A new paper takes aim at the emphasis on informational text in the Common Core State Standards, arguing that it will lessen the role of literature in students' studies, harming their readiness for college.
The paper, released yesterday by the Boston-based Pioneer Institute, a longtime common-core critic, urges state policymakers to require secondary-level English/language arts teachers to emphasize the literary-historical standards in the core when designing their curricula, to ensure an adequate focus on major works of literature. Co-authors Sandra Stotsky and Mark Bauerlein also suggest that states consider adding an academic standard of their own that would require students to demonstrate knowledge of such works.
The standards, adopted by 46 states and the District of Columbia, name only a handful of required texts, such as foundational American documents and a Shakespeare play. They say that half of what students read in elementary school—and 70 percent in high school—should be informational, arguing that mastery of such texts mirrors the demands likely to be made on them in college and job training.
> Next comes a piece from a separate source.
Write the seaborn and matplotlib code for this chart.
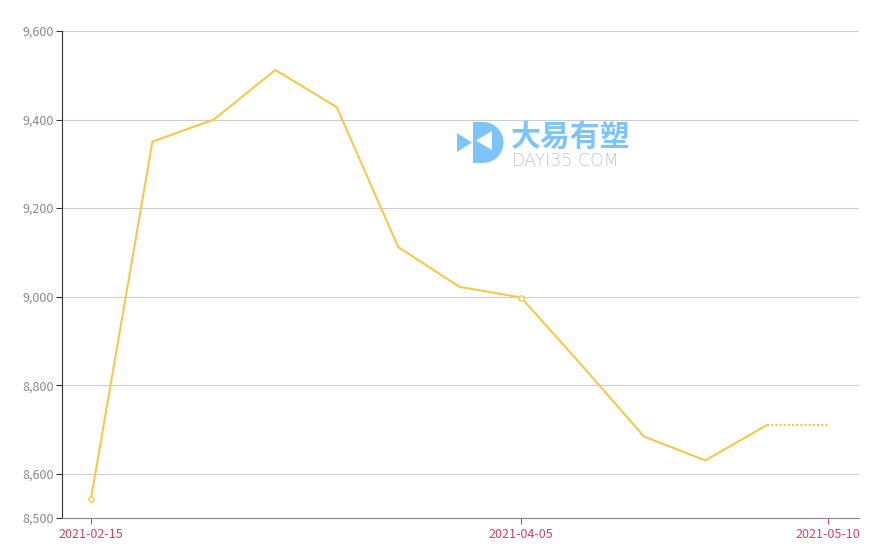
import pandas as pd
import numpy as np
import seaborn as sns
import matplotlib.pyplot as plt
import matplotlib.dates as mdates
import matplotlib.ticker as mtick
from matplotlib.patches import Polygon, Wedge, Rectangle

# Weekly price series
dates = pd.date_range('2021-02-15', '2021-05-10', freq='7D')
prices = [8543, 9350, 9400, 9512, 9428, 9112, 9022, 8998, 8843, 8684, 8630, 8710, 8710]
tick_dates = ['2021-02-15', '2021-04-05', '2021-05-10']
y_ticks = [8500, 8600, 8800, 9000, 9200, 9400, 9600]

df = pd.DataFrame({'date': dates, 'price': prices})

sns.set_style('white')
plt.rcParams['font.family'] = ['Noto Sans CJK SC', 'DejaVu Sans']

line_color = '#f5c84c'

fig = plt.figure(figsize=(8.93, 5.53), dpi=100)
ax = fig.add_axes([62 / 893, 35 / 553, (859 - 62) / 893, (518 - 31) / 553])

# solid part and dotted forecast segment
sns.lineplot(data=df.iloc[:12], x='date', y='price', ax=ax, color=line_color, linewidth=1.5)
ax.plot(df['date'].iloc[11:], df['price'].iloc[11:], color=line_color, linewidth=1.5, linestyle=(0, (1, 1)))
marked = df.iloc[[0, 7]]
ax.scatter(marked['date'], marked['price'], s=14, facecolor='white', edgecolor=line_color, linewidth=1, zorder=3)

ax.set_xlim(dates[0] - pd.Timedelta(days=3.3), dates[-1] + pd.Timedelta(days=3.5))
ax.set_ylim(8500, 9600)
ax.set_yticks(y_ticks)
ax.yaxis.set_major_formatter(mtick.StrMethodFormatter('{x:,.0f}'))
ax.set_xticks(pd.to_datetime(tick_dates))
ax.xaxis.set_major_formatter(mdates.DateFormatter('%Y-%m-%d'))
ax.grid(axis='y', color='#cccccc', linewidth=0.8)
ax.set_xlabel('')
ax.set_ylabel('')

for s in ['top', 'right']:
    ax.spines[s].set_visible(False)
ax.spines['left'].set_color('#333333')
ax.spines['bottom'].set_color('#888888')
ax.tick_params(axis='y', labelcolor='#888888', color='#333333', labelsize=9, length=4, width=0.8, left=True, pad=2)
ax.tick_params(axis='x', labelcolor='#cc4466', color='#cc4466', labelsize=9, length=4, width=0.8, bottom=True, pad=3)

# watermark logo, drawn in a pixel-scaled overlay axes
blue = '#7cc4fb'
logo = fig.add_axes([455 / 893, 1 - 166 / 553, 50 / 893, 47 / 553], zorder=0.5)
logo.set_xlim(455, 505)
logo.set_ylim(166, 119)
logo.axis('off')
logo.patch.set_alpha(0)
logo.add_patch(Rectangle((473, 122), 10, 41, color=blue, lw=0))
logo.add_patch(Wedge((483, 142.5), 20.5, -90, 90, color=blue, lw=0))
logo.add_patch(Polygon([(457, 133), (457, 152), (472, 142.5)], color=blue, lw=0))
logo.add_patch(Polygon([(476, 140.5), (492, 131), (492, 150)], color='white', lw=0))

fig.text(511 / 893, 1 - 152 / 553, '大易有塑', color=blue, fontsize=21.5, fontweight='heavy',
         va='bottom', ha='left', zorder=0)
fig.text(512 / 893, 1 - 152 / 553, 'DAYI35.COM', color='#c4c4c4', fontsize=12.5,
         va='top', ha='left', zorder=0, family='DejaVu Sans', fontweight='light')

fig.savefig('out.png', dpi=100)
They note in the standards documents that the frameworks for the National Assessment of Educational Progress, or NAEP, reflect that emphasis.
The shift in emphasis is significant, and has alarmed some English/language arts educators, who fear that literature will lose its important place in students' studies. The standards' architects have argued that the opposite is true: Teachers of social studies, science and other subjects will inherit new responsibilities for teaching writing and reading in their areas, freeing English/language arts teachers to dive deeply into literary works with their students.
But Mark Bauerlein, a professor of English at Emory University, and Sandra Stotsky, a professor at the University of Arkansas and a chief architect of Massachusetts' highly regarded academic standards, disagree. Their paper reports that there is no research to support the argument that a greater emphasis on informational text will boost college readiness. In fact, they contend, a heavy emphasis on the analytical and critical-thinking skills developed by a deep study of literature is exactly what students need to be equipped for college. And they contend that English/language arts teachers will have to make many of their assigned readings "complementary" to the informational texts in other subjects in order to meet the standards' expectations.
They take the standards to task for, among other things, substituting nonfiction for literature, overlooking British literature other than Shakespeare, and omitting study of the history of the English language.
Bauerlein and Stotsky also argue that following the common standards will aggravate the achievement gap between most public school students and students who are wealthy, attending private schools and high-flying suburban public schools with literature-rich curricula.